I see what you mean about why the elements that seem connected to thrillers for people who interact a lot with the genre would be pretty easy to not pick up on when you don’t interact with it much. A lot of thrillers and horror are built on paranoia and tension and it usually does that by taking generally normal and safe situations and making them feel unsafe. It’s why children feature so much in scary movies. A lot of things that seem like thriller aspects to us can seem pretty normal through a lens not assuming something bad is going on.

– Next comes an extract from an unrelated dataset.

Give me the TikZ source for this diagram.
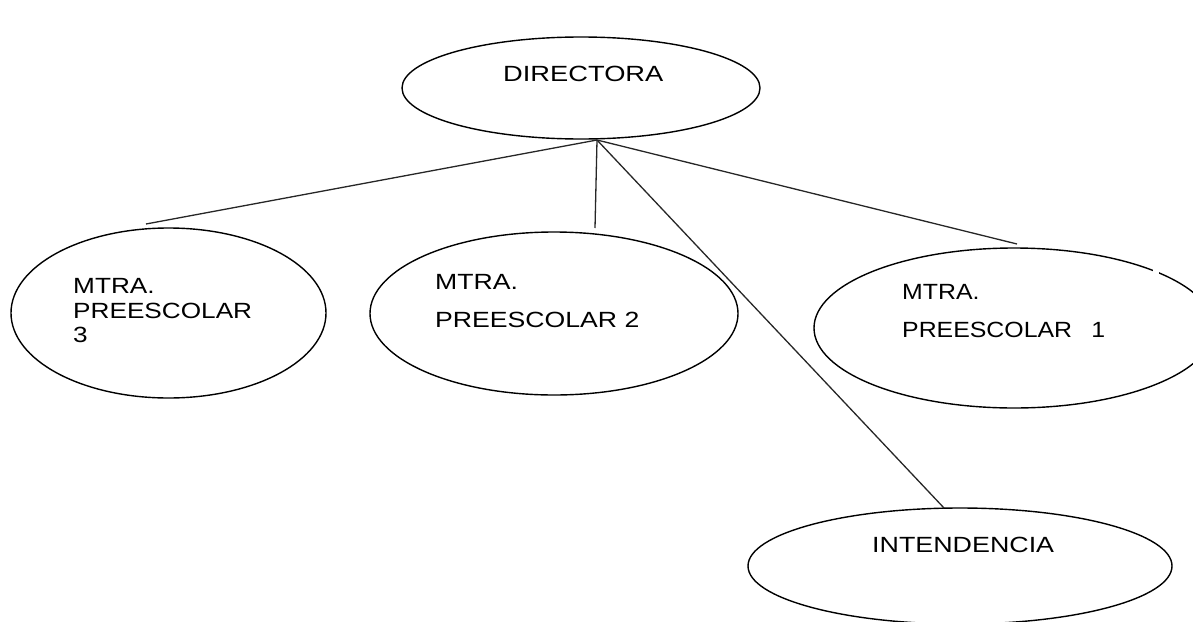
\documentclass[tikz,border=0pt]{standalone}
\usepackage{fontspec}
\setmainfont{Liberation Sans}
\usetikzlibrary{shapes.geometric}
\newcommand\stretchtxt[2]{\scalebox{#1}[1]{#2}}
\tikzset{
  oval/.style={draw, ellipse, line width=1.4pt, inner sep=0pt, fill=none},
  lbl/.style={anchor=base west, inner sep=0pt, text=black, font=\fontsize{22}{26}\selectfont},
  link/.style={line width=1.3pt, draw=black!85}
}
\begin{document}
\begin{tikzpicture}[x=1pt, y=-1pt]
\useasboundingbox (0,0) rectangle (1193,621);
\clip (0,0) rectangle (1193,621);
% ellipses
\node[oval, minimum width=358pt, minimum height=102pt] (dir) at (581,88) {};
\node[oval, minimum width=315pt, minimum height=170pt] (p3) at (168.5,313) {};
\node[oval, minimum width=368pt, minimum height=163pt] (p2) at (554,313.5) {};
\node[oval, minimum width=400pt, minimum height=160pt] (p1) at (1014,328) {};
\node[oval, minimum width=424pt, minimum height=116pt] (int) at (960,566) {};
% small break in the top of the right ellipse
\fill[white] (1153,266) rectangle (1159,276);
% labels
\node[lbl] (tdir) at (503,81) {\stretchtxt{1.24}{DIRECTORA}};
\node[lbl] (t3a) at (73,293) {\stretchtxt{1.19}{MTRA.}};
\node[lbl] (t3b) at (73,318) {\stretchtxt{1.19}{PREESCOLAR}};
\node[lbl] (t3c) at (73,342) {\stretchtxt{1.19}{3}};
\node[lbl] (t2a) at (435,289) {\stretchtxt{1.21}{MTRA.}};
\node[lbl] (t2b) at (435,327) {\stretchtxt{1.21}{PREESCOLAR 2}};
\node[lbl] (t1a) at (902,299) {\stretchtxt{1.13}{MTRA.}};
\node[lbl] (t1b) at (902,337) {\stretchtxt{1.13}{PREESCOLAR\hspace{17pt}1}};
\node[lbl] (tint) at (872,552) {\stretchtxt{1.22}{INTENDENCIA}};
% connector points
\coordinate (apex) at (597,140);
\coordinate (e3) at (146,224);
\coordinate (e2) at (595,228);
\coordinate (e1) at (1017,244);
\coordinate (eint) at (944,508);
\draw[link] (apex) -- (e3);
\draw[link] (apex) -- (e2);
\draw[link] (apex) -- (e1);
\draw[link] (apex) -- (eint);
\end{tikzpicture}
\end{document}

I experienced this backward when playing a game called Gone Home. For some reason (maybe the title maybe because the summary was vague) I assumed it was a scary game. The character arrives home after being gone for like a year or so to an empty house on a stormy night. Not inherently creepy but I just thought it was. You go through the game learning about what the family has been up to since you’ve been gone and pretty much none of the info implied a creepy undertone (there was one super small subplot about a ghost but it was super minor) but I was so sure it was a horror game of some kind because it just felt creepy to me. Even by the end, when it was clear it was about the character’s sister discovering she was gay, I still kept expecting to find someone dead or something and was thrown when it ended with the sister writing a letter to the character saying she ran away with her girlfriend.
So much of the thriller genre is keeping creepy undertones that when you go in without any assumptions about usual thriller elements, it’s easy to assume it is just a normal situation. Amnesia is a super common thriller trope, the person might have mentioned Finland being creepy to them since the character knows they didn’t use to live in Finland but now they live in the middle of the woods in a country they don’t speak the language of with seemingly little way to contact anyone if they need help if something goes wrong. To someone used to thrillers, it implies something will go wrong. It can also give a sense of isolation to some people which is also common in thrillers. The spouse can come off a bit obsessive to some with that weird mention about killing a bird and that blood pact thing which can make the reader unsure of their intentions. Also about the nightmares, while they do occur in other genres, they are always symbolic of something, and the image of a creepy house with a scream, a bloody bath, and a broken mirror seems to imply to me that the main character has some anxiety about some kind of murder they are connected to. Those were just the things that seemed connected to thrillers to me, but I also read and play a lot of thrillers so I recognize the common elements of it. But experiences are not universal and other people probably didn’t read the scenes the way I did.